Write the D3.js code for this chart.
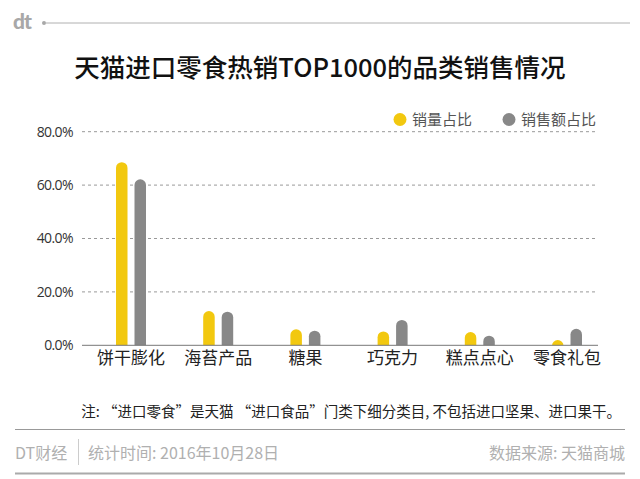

--

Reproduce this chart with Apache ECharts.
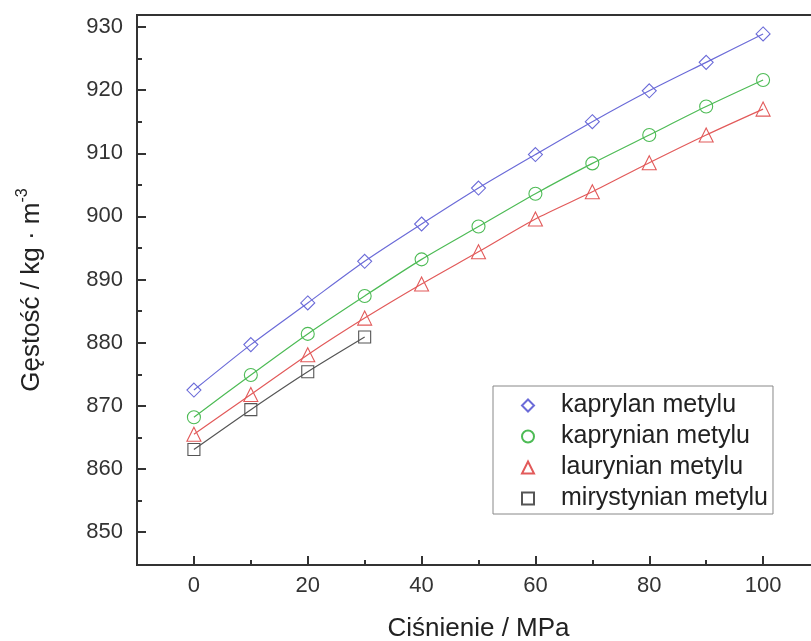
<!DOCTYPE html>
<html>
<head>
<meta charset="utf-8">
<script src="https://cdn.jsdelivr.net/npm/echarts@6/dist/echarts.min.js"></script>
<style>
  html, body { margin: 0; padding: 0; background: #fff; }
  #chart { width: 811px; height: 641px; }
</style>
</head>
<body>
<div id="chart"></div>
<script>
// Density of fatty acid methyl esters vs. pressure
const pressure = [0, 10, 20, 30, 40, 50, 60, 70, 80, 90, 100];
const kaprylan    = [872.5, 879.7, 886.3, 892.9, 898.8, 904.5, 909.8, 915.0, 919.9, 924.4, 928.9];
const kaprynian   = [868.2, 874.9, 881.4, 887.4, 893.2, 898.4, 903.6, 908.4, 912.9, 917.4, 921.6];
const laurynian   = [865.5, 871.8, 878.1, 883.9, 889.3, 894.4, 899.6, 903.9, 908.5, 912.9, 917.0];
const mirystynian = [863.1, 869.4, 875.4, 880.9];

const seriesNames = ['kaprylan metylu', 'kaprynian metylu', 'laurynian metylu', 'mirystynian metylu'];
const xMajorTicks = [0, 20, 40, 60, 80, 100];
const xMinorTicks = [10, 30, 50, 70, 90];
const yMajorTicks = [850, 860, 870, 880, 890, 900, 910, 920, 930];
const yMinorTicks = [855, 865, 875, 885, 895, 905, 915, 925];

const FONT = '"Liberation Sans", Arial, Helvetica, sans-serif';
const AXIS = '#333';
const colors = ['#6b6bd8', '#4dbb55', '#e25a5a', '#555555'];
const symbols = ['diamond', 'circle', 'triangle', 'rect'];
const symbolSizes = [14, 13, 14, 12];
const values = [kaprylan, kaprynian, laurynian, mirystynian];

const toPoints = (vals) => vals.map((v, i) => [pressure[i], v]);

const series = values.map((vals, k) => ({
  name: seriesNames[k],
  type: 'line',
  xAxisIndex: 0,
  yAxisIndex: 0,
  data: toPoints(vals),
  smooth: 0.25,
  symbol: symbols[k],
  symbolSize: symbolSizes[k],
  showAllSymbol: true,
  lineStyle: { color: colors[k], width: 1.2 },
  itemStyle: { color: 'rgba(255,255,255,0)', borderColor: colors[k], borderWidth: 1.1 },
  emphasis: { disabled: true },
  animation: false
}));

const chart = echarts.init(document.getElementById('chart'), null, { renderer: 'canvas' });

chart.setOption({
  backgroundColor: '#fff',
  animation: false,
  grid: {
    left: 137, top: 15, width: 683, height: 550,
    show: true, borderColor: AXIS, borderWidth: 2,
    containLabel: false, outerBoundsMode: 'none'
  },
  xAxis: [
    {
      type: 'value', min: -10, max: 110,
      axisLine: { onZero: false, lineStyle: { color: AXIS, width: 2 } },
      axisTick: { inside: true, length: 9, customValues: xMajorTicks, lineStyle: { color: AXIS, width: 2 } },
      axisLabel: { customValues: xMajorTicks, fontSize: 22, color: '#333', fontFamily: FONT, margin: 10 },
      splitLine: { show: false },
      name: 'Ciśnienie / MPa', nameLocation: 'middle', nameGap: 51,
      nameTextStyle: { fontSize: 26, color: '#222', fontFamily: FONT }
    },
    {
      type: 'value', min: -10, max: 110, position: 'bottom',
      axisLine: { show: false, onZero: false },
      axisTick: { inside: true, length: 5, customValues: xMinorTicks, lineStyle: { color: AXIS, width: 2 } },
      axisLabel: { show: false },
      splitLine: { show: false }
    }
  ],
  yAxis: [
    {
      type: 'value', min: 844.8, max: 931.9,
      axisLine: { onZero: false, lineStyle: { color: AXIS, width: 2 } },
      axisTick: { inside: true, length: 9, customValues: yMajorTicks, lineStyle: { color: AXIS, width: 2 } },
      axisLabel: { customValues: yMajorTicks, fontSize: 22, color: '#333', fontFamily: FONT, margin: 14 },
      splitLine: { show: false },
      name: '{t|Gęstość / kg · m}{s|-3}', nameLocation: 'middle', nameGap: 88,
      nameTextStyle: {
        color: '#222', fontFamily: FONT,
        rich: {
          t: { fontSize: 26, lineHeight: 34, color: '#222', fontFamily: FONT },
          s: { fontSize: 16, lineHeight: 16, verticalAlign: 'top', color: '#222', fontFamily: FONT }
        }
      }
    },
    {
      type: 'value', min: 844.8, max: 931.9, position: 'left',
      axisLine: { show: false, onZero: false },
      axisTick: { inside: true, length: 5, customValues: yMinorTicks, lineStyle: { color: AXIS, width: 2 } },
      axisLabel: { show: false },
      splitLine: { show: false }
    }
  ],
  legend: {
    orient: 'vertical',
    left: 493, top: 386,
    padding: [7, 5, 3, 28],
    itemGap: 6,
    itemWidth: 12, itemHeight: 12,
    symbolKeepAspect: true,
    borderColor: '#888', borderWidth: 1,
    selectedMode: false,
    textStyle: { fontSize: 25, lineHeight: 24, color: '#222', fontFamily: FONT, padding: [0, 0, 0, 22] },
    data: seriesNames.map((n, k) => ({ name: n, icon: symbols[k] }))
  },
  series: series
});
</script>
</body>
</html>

...

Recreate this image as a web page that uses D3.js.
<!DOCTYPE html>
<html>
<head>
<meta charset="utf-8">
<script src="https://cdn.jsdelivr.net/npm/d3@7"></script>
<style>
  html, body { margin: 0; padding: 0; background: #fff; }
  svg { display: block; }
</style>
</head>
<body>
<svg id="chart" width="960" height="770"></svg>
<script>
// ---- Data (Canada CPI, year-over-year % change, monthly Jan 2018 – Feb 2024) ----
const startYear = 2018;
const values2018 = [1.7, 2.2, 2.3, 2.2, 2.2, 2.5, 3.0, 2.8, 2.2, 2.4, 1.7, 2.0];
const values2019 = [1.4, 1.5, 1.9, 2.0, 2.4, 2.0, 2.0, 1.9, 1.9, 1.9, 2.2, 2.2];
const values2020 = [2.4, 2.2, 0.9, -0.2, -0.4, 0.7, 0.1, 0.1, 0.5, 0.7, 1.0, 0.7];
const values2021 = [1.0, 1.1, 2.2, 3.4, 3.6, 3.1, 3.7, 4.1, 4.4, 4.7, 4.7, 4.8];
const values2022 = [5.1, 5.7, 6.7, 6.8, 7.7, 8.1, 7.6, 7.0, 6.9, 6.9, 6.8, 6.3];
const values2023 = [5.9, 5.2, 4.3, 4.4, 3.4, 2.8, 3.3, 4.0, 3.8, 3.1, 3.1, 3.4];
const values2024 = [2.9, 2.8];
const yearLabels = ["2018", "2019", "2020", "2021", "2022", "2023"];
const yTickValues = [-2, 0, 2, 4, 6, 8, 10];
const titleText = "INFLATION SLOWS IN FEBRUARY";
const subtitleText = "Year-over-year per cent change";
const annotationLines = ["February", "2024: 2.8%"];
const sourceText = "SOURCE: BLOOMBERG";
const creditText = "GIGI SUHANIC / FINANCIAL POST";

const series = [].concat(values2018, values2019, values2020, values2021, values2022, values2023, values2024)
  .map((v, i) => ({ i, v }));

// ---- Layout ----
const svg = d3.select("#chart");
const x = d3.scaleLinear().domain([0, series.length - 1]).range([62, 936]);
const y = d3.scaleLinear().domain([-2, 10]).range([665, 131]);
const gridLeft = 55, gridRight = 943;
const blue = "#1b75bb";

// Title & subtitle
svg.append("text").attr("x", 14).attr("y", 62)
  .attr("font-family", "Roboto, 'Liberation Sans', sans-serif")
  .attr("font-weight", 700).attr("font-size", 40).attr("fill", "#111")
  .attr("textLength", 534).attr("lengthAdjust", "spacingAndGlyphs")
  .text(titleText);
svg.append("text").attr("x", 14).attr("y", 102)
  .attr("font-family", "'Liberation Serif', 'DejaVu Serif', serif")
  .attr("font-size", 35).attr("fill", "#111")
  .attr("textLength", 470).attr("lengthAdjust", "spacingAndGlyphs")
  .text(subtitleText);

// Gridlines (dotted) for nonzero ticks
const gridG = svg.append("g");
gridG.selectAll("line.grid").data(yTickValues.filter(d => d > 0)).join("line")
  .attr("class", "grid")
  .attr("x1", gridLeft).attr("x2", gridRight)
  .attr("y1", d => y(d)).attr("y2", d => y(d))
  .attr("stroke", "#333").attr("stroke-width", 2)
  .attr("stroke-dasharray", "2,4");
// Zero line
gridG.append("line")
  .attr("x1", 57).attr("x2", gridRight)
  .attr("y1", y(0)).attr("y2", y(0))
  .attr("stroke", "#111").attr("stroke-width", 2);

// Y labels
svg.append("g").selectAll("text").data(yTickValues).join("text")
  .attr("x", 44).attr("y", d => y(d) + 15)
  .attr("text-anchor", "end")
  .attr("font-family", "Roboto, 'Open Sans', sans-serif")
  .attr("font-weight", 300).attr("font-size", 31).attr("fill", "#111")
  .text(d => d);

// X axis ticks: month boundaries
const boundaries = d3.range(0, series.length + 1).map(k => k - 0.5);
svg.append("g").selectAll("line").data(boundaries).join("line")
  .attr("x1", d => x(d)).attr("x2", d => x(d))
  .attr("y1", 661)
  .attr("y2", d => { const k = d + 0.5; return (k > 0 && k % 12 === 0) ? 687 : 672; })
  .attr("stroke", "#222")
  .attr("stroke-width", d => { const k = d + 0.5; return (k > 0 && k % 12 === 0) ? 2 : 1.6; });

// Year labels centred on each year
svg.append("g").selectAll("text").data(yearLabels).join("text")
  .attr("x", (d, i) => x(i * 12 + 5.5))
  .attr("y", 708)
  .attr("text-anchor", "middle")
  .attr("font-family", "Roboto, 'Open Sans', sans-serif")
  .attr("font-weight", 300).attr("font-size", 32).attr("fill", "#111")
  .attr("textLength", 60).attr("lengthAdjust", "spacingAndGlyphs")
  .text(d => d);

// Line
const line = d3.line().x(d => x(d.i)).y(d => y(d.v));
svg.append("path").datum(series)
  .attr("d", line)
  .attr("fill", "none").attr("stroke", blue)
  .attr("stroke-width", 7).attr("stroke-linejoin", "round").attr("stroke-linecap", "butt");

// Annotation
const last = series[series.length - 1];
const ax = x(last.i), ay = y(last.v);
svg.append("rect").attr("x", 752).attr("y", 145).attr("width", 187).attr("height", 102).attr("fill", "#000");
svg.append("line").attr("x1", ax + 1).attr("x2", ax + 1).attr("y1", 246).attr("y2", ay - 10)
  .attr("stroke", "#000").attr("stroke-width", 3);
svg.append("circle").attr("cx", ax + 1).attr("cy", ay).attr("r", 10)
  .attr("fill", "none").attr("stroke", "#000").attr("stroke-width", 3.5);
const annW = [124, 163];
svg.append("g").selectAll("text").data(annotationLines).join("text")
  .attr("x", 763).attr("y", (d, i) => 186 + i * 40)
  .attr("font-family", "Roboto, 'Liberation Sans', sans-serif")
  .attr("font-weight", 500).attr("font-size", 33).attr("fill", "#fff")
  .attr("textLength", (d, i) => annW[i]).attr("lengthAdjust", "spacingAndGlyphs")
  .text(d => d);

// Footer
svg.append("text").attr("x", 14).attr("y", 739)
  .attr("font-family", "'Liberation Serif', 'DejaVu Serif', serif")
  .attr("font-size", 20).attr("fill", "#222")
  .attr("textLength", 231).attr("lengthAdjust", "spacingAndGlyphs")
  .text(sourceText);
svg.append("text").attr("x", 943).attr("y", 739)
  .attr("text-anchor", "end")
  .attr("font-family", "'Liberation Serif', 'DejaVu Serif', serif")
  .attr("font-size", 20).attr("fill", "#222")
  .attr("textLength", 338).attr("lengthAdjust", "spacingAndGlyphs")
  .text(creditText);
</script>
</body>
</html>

### What is asked
Of the lines in the entries above, how many include "this"? Only the number should be given.

### The result
3